Repeat the full listing below verbatim and keep the images out.

### Raw data
···

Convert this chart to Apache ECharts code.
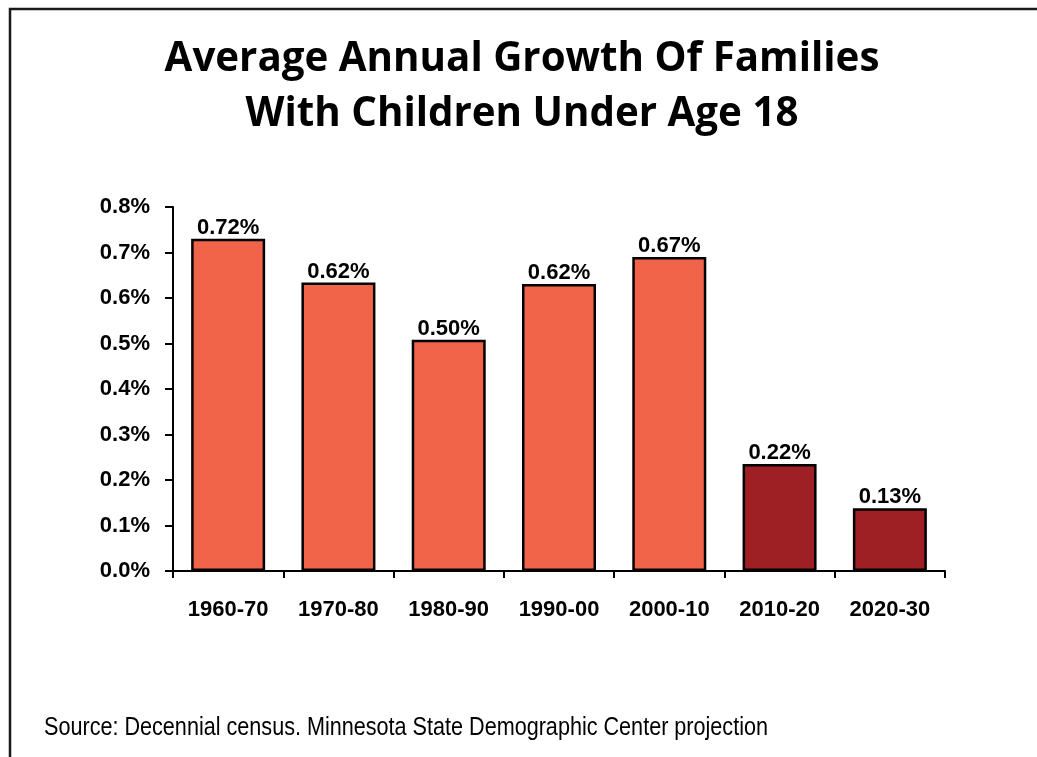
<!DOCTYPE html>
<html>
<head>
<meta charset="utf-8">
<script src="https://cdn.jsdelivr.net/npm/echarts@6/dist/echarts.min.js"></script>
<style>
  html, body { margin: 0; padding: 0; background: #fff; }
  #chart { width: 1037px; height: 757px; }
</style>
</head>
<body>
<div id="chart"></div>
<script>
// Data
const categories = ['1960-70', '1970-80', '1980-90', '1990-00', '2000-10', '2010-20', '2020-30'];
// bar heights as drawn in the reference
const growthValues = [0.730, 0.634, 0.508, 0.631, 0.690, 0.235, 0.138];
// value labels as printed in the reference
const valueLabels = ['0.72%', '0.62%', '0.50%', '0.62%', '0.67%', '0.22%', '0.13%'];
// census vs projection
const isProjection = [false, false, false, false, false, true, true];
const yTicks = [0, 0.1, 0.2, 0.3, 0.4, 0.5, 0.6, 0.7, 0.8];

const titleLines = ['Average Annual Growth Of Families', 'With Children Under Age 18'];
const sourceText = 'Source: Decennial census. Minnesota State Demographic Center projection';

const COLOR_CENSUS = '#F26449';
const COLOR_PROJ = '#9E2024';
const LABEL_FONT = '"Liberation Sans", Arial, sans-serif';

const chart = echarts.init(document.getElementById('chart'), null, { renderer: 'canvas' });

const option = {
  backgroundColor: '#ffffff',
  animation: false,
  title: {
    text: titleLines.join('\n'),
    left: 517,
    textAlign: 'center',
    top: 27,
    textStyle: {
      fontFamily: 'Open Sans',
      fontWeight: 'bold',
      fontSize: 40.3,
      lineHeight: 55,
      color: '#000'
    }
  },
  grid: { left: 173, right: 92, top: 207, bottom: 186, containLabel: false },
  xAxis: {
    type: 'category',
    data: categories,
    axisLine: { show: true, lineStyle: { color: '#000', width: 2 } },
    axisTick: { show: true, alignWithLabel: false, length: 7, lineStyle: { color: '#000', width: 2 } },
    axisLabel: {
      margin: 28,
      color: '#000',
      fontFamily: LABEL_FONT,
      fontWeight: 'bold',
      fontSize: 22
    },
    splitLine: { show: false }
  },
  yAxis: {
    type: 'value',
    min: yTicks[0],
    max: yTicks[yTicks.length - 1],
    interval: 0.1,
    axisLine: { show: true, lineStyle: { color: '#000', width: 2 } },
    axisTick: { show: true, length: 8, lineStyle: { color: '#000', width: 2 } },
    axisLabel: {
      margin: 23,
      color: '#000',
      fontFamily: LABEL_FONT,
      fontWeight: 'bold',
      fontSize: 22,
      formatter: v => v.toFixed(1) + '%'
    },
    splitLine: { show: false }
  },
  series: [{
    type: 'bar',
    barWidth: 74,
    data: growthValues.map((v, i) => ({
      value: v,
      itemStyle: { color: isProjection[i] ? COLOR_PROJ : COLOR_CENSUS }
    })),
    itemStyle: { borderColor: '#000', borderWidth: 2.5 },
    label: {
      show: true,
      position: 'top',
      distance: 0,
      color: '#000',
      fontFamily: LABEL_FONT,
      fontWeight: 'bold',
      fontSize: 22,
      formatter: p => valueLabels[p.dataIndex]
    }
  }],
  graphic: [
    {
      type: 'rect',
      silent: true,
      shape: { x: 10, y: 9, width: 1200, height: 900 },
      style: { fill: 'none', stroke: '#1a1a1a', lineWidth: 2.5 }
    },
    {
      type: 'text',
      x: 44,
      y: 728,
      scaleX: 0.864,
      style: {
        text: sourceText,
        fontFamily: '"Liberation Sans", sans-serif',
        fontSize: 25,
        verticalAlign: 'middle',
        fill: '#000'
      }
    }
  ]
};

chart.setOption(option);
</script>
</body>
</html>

···

### Answer for the task
Convert this chart to Apache ECharts code.
<!DOCTYPE html>
<html>
<head>
<meta charset="utf-8">
<script src="https://cdn.jsdelivr.net/npm/echarts@6/dist/echarts.min.js"></script>
<style>
  html, body { margin: 0; padding: 0; background: #fff; }
  #chart { width: 1037px; height: 757px; }
</style>
</head>
<body>
<div id="chart"></div>
<script>
// Data
const categories = ['1960-70', '1970-80', '1980-90', '1990-00', '2000-10', '2010-20', '2020-30'];
// bar heights as drawn in the reference
const growthValues = [0.730, 0.634, 0.508, 0.631, 0.690, 0.235, 0.138];
// value labels as printed in the reference
const valueLabels = ['0.72%', '0.62%', '0.50%', '0.62%', '0.67%', '0.22%', '0.13%'];
// census vs projection
const isProjection = [false, false, false, false, false, true, true];
const yTicks = [0, 0.1, 0.2, 0.3, 0.4, 0.5, 0.6, 0.7, 0.8];

const titleLines = ['Average Annual Growth Of Families', 'With Children Under Age 18'];
const sourceText = 'Source: Decennial census. Minnesota State Demographic Center projection';

const COLOR_CENSUS = '#F26449';
const COLOR_PROJ = '#9E2024';
const LABEL_FONT = '"Liberation Sans", Arial, sans-serif';

const chart = echarts.init(document.getElementById('chart'), null, { renderer: 'canvas' });

const option = {
  backgroundColor: '#ffffff',
  animation: false,
  title: {
    text: titleLines.join('\n'),
    left: 517,
    textAlign: 'center',
    top: 27,
    textStyle: {
      fontFamily: 'Open Sans',
      fontWeight: 'bold',
      fontSize: 40.3,
      lineHeight: 55,
      color: '#000'
    }
  },
  grid: { left: 173, right: 92, top: 207, bottom: 186, containLabel: false },
  xAxis: {
    type: 'category',
    data: categories,
    axisLine: { show: true, lineStyle: { color: '#000', width: 2 } },
    axisTick: { show: true, alignWithLabel: false, length: 7, lineStyle: { color: '#000', width: 2 } },
    axisLabel: {
      margin: 28,
      color: '#000',
      fontFamily: LABEL_FONT,
      fontWeight: 'bold',
      fontSize: 22
    },
    splitLine: { show: false }
  },
  yAxis: {
    type: 'value',
    min: yTicks[0],
    max: yTicks[yTicks.length - 1],
    interval: 0.1,
    axisLine: { show: true, lineStyle: { color: '#000', width: 2 } },
    axisTick: { show: true, length: 8, lineStyle: { color: '#000', width: 2 } },
    axisLabel: {
      margin: 23,
      color: '#000',
      fontFamily: LABEL_FONT,
      fontWeight: 'bold',
      fontSize: 22,
      formatter: v => v.toFixed(1) + '%'
    },
    splitLine: { show: false }
  },
  series: [{
    type: 'bar',
    barWidth: 74,
    data: growthValues.map((v, i) => ({
      value: v,
      itemStyle: { color: isProjection[i] ? COLOR_PROJ : COLOR_CENSUS }
    })),
    itemStyle: { borderColor: '#000', borderWidth: 2.5 },
    label: {
      show: true,
      position: 'top',
      distance: 0,
      color: '#000',
      fontFamily: LABEL_FONT,
      fontWeight: 'bold',
      fontSize: 22,
      formatter: p => valueLabels[p.dataIndex]
    }
  }],
  graphic: [
    {
      type: 'rect',
      silent: true,
      shape: { x: 10, y: 9, width: 1200, height: 900 },
      style: { fill: 'none', stroke: '#1a1a1a', lineWidth: 2.5 }
    },
    {
      type: 'text',
      x: 44,
      y: 728,
      scaleX: 0.864,
      style: {
        text: sourceText,
        fontFamily: '"Liberation Sans", sans-serif',
        fontSize: 25,
        verticalAlign: 'middle',
        fill: '#000'
      }
    }
  ]
};

chart.setOption(option);
</script>
</body>
</html>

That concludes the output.